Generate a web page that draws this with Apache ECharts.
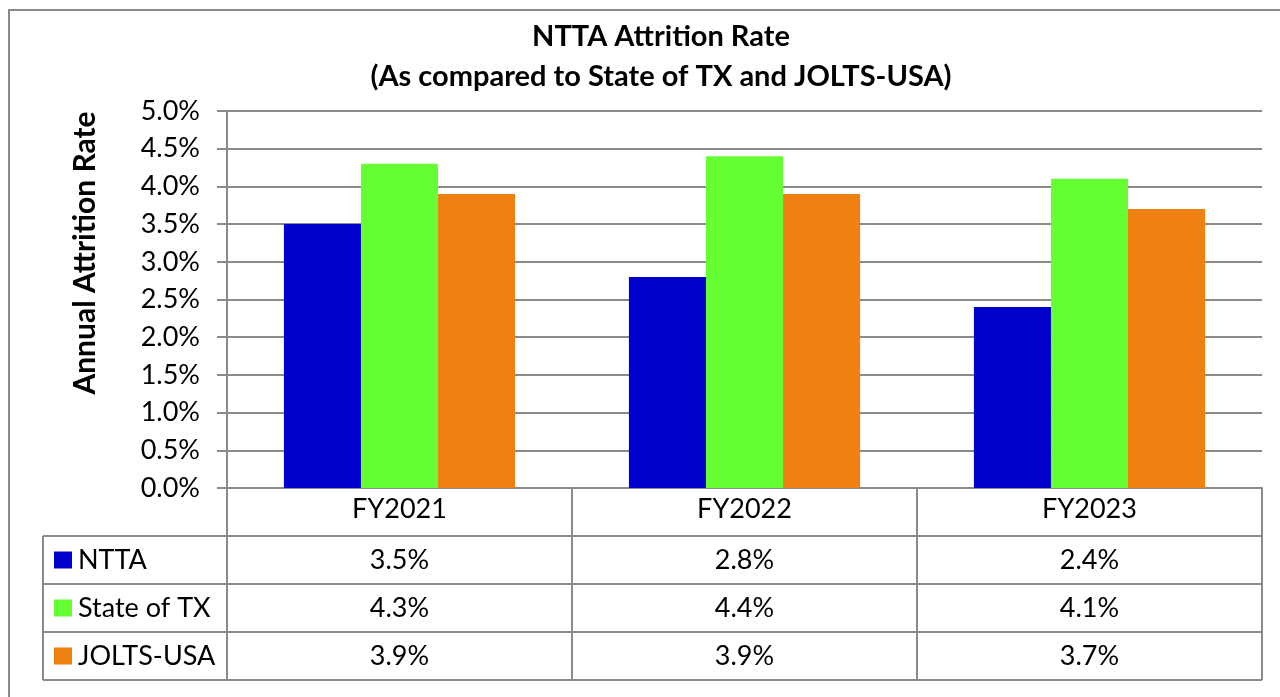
<!DOCTYPE html>
<html>
<head>
<meta charset="utf-8">
<script src="https://cdn.jsdelivr.net/npm/echarts@6/dist/echarts.min.js"></script>
<style>
html,body{margin:0;padding:0;background:#fff;}
#chart{width:1280px;height:697px;}
</style>
</head>
<body>
<div id="chart"></div>
<script>
const titleLines = ['NTTA Attrition Rate', '(As compared to State of TX and JOLTS-USA)'];
const yAxisTitle = 'Annual Attrition Rate';
const categories = ['FY2021', 'FY2022', 'FY2023'];
const seriesNames = ['NTTA', 'State of TX', 'JOLTS-USA'];
const nttaValues = [3.5, 2.8, 2.4];
const stateTxValues = [4.3, 4.4, 4.1];
const joltsValues = [3.9, 3.9, 3.7];
const yMin = 0, yMax = 5, yInterval = 0.5;

const colors = ['#0000CC', '#66FF33', '#F08010'];
const FONT = 'Lato';
const FS = 27;
const gridColor = '#8a8a8a';
const allValues = [nttaValues, stateTxValues, joltsValues];

const chart = echarts.init(document.getElementById('chart'), null, {renderer: 'canvas'});
const rowH = 48;

const option = {
  animation: false,
  backgroundColor: '#fff',
  color: colors,
  textStyle: {fontFamily: FONT},
  title: {
    text: titleLines.join('\n'),
    left: 656, top: 12,
    textAlign: 'center',
    textStyle: {fontFamily: FONT, fontSize: 29, fontWeight: 'bold', color: '#000', lineHeight: 40}
  },
  legend: {
    orient: 'vertical',
    left: 54, top: 546,
    padding: 0,
    icon: 'rect',
    itemWidth: 18, itemHeight: 17,
    itemGap: rowH - 28,
    selectedMode: false,
    data: seriesNames,
    textStyle: {fontFamily: FONT, fontSize: FS, color: '#000', lineHeight: 28, padding: [0,0,0,1]}
  },
  grid: {left: 227, right: 18, top: 111, bottom: 209, containLabel: false},
  xAxis: {
    type: 'category',
    data: categories,
    axisLine: {show: true, lineStyle: {color: gridColor, width: 2}},
    axisTick: {show: true, length: rowH * 4, lineStyle: {color: gridColor, width: 2}},
    axisLabel: {fontFamily: FONT, fontSize: FS, color: '#000', margin: 8}
  },
  yAxis: {
    type: 'value',
    min: yMin, max: yMax, interval: yInterval,
    axisLine: {show: true, lineStyle: {color: gridColor, width: 2}},
    axisTick: {show: true, length: 10, lineStyle: {color: gridColor, width: 2}},
    splitLine: {show: true, lineStyle: {color: gridColor, width: 2}},
    axisLabel: {fontFamily: FONT, fontSize: FS, color: '#000', margin: 27,
      formatter: v => v.toFixed(1) + '%'}
  },
  series: seriesNames.map((n, i) => ({
    name: n, type: 'bar', data: allValues[i],
    barGap: '0%', barCategoryGap: '33%',
    itemStyle: {color: colors[i]}
  }))
};
chart.setOption(option);

function buildGraphics() {
  const y0 = chart.convertToPixel({yAxisIndex: 0}, 0);
  const xRight = 1280 - 18;
  const tableLeft = 43;
  const els = [];
  els.push({type: 'rect', shape: {x: 9, y: 10, width: 1300, height: 720},
    style: {fill: 'none', stroke: gridColor, lineWidth: 2}, z: 10});
  for (let r = 1; r <= 4; r++) {
    const y = y0 + r * rowH;
    els.push({type: 'line', shape: {x1: tableLeft, y1: y, x2: xRight, y2: y},
      style: {stroke: gridColor, lineWidth: 2}, z: 10});
  }
  els.push({type: 'line', shape: {x1: tableLeft, y1: y0 + rowH, x2: tableLeft, y2: y0 + 4 * rowH},
    style: {stroke: gridColor, lineWidth: 2}, z: 10});
  allValues.forEach((vals, r) => {
    vals.forEach((v, i) => {
      const cx = chart.convertToPixel({xAxisIndex: 0}, categories[i]);
      els.push({type: 'text', x: cx, y: y0 + (r + 1.5) * rowH,
        style: {text: v.toFixed(1) + '%', fontFamily: FONT, fontSize: FS, fill: '#000',
          align: 'center', verticalAlign: 'middle'}, z: 10});
    });
  });
  els.push({type: 'text', x: 85, y: 253, rotation: Math.PI / 2,
    style: {text: yAxisTitle, fontFamily: FONT, fontSize: 30, fontWeight: 'bold', fill: '#000',
      align: 'center', verticalAlign: 'middle'}, z: 10});
  chart.setOption({graphic: els});
}
buildGraphics();
</script>
</body>
</html>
◆ ◆ ◆ ◆ ◆
▸ REQUIREMENTS:
Pictures excluded, quote all the data above exactly.

▸ ANSWER BELOW:
Generate a web page that draws this with Apache ECharts.
<!DOCTYPE html>
<html>
<head>
<meta charset="utf-8">
<script src="https://cdn.jsdelivr.net/npm/echarts@6/dist/echarts.min.js"></script>
<style>
html,body{margin:0;padding:0;background:#fff;}
#chart{width:1280px;height:697px;}
</style>
</head>
<body>
<div id="chart"></div>
<script>
const titleLines = ['NTTA Attrition Rate', '(As compared to State of TX and JOLTS-USA)'];
const yAxisTitle = 'Annual Attrition Rate';
const categories = ['FY2021', 'FY2022', 'FY2023'];
const seriesNames = ['NTTA', 'State of TX', 'JOLTS-USA'];
const nttaValues = [3.5, 2.8, 2.4];
const stateTxValues = [4.3, 4.4, 4.1];
const joltsValues = [3.9, 3.9, 3.7];
const yMin = 0, yMax = 5, yInterval = 0.5;

const colors = ['#0000CC', '#66FF33', '#F08010'];
const FONT = 'Lato';
const FS = 27;
const gridColor = '#8a8a8a';
const allValues = [nttaValues, stateTxValues, joltsValues];

const chart = echarts.init(document.getElementById('chart'), null, {renderer: 'canvas'});
const rowH = 48;

const option = {
  animation: false,
  backgroundColor: '#fff',
  color: colors,
  textStyle: {fontFamily: FONT},
  title: {
    text: titleLines.join('\n'),
    left: 656, top: 12,
    textAlign: 'center',
    textStyle: {fontFamily: FONT, fontSize: 29, fontWeight: 'bold', color: '#000', lineHeight: 40}
  },
  legend: {
    orient: 'vertical',
    left: 54, top: 546,
    padding: 0,
    icon: 'rect',
    itemWidth: 18, itemHeight: 17,
    itemGap: rowH - 28,
    selectedMode: false,
    data: seriesNames,
    textStyle: {fontFamily: FONT, fontSize: FS, color: '#000', lineHeight: 28, padding: [0,0,0,1]}
  },
  grid: {left: 227, right: 18, top: 111, bottom: 209, containLabel: false},
  xAxis: {
    type: 'category',
    data: categories,
    axisLine: {show: true, lineStyle: {color: gridColor, width: 2}},
    axisTick: {show: true, length: rowH * 4, lineStyle: {color: gridColor, width: 2}},
    axisLabel: {fontFamily: FONT, fontSize: FS, color: '#000', margin: 8}
  },
  yAxis: {
    type: 'value',
    min: yMin, max: yMax, interval: yInterval,
    axisLine: {show: true, lineStyle: {color: gridColor, width: 2}},
    axisTick: {show: true, length: 10, lineStyle: {color: gridColor, width: 2}},
    splitLine: {show: true, lineStyle: {color: gridColor, width: 2}},
    axisLabel: {fontFamily: FONT, fontSize: FS, color: '#000', margin: 27,
      formatter: v => v.toFixed(1) + '%'}
  },
  series: seriesNames.map((n, i) => ({
    name: n, type: 'bar', data: allValues[i],
    barGap: '0%', barCategoryGap: '33%',
    itemStyle: {color: colors[i]}
  }))
};
chart.setOption(option);

function buildGraphics() {
  const y0 = chart.convertToPixel({yAxisIndex: 0}, 0);
  const xRight = 1280 - 18;
  const tableLeft = 43;
  const els = [];
  els.push({type: 'rect', shape: {x: 9, y: 10, width: 1300, height: 720},
    style: {fill: 'none', stroke: gridColor, lineWidth: 2}, z: 10});
  for (let r = 1; r <= 4; r++) {
    const y = y0 + r * rowH;
    els.push({type: 'line', shape: {x1: tableLeft, y1: y, x2: xRight, y2: y},
      style: {stroke: gridColor, lineWidth: 2}, z: 10});
  }
  els.push({type: 'line', shape: {x1: tableLeft, y1: y0 + rowH, x2: tableLeft, y2: y0 + 4 * rowH},
    style: {stroke: gridColor, lineWidth: 2}, z: 10});
  allValues.forEach((vals, r) => {
    vals.forEach((v, i) => {
      const cx = chart.convertToPixel({xAxisIndex: 0}, categories[i]);
      els.push({type: 'text', x: cx, y: y0 + (r + 1.5) * rowH,
        style: {text: v.toFixed(1) + '%', fontFamily: FONT, fontSize: FS, fill: '#000',
          align: 'center', verticalAlign: 'middle'}, z: 10});
    });
  });
  els.push({type: 'text', x: 85, y: 253, rotation: Math.PI / 2,
    style: {text: yAxisTitle, fontFamily: FONT, fontSize: 30, fontWeight: 'bold', fill: '#000',
      align: 'center', verticalAlign: 'middle'}, z: 10});
  chart.setOption({graphic: els});
}
buildGraphics();
</script>
</body>
</html>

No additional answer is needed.